What is more? In all this, there is no scientific basis, no empirical research that justifies this new policy. Consequently, in the absence of any convincing reason for the lowering of the cut-off marks, it is pertinent that Nigerians ask whether this exercise is a script being acted by certain characters supposedly positioned to do so.

So far, 23 private universities of the 168 universities in the country have begun to implement the 120 cut-off point. And judging by the relatively unknown stature of these institutions, it is obvious that there is a deliberate conspiracy to allow private universities to have a market share of the high demand in university education. The demand for university education is not like the simple commercial relation between a buyer and a seller, or the elementary economic principle of demand and supply of products. University education is a strategic problem-solving vector of national development and socio-economic progress of a people. It is a well thought-out plan of action in fashioning out the ideas that will lead a people to prosperity, sustainability and happiness. To accomplish this, universities need the best and finest intellective and creative resources. Which is why university admissions are rigorous and tilted, until recently, towards liberal education,

Conversely, nothing in the new JAMB admission policy seems to suggest any modicum of seriousness along such thought. What is expressed by the ridiculous policy is a shameless sacrifice of quality education, rigorous scholarship and excellent research potential on the altar of worthless opportunism and hasty pragmatic convenience. By its misrepresentation of what the university means, JAMB is wallowing in triviality and injurious expediency. This is a disservice to the country.

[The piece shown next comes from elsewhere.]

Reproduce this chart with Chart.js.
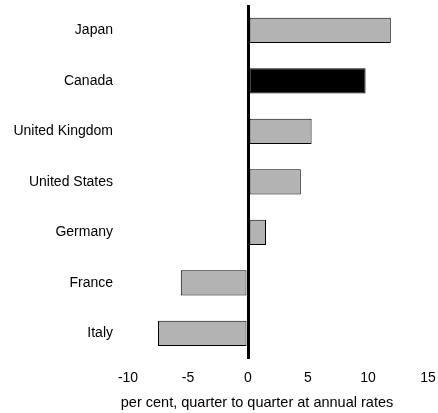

The Federal Government must revert to the old, respectable cut-off mark for admission into university and other tertiary institutions. It must also make Nigeria’s universities of comparable standards with the best in the world, if the nation’s tertiary educational system is to be taken seriously. Nigeria’s peculiarity, in terms of demand in university education, should not be an excuse to officially celebrate non-performance and mediocrity.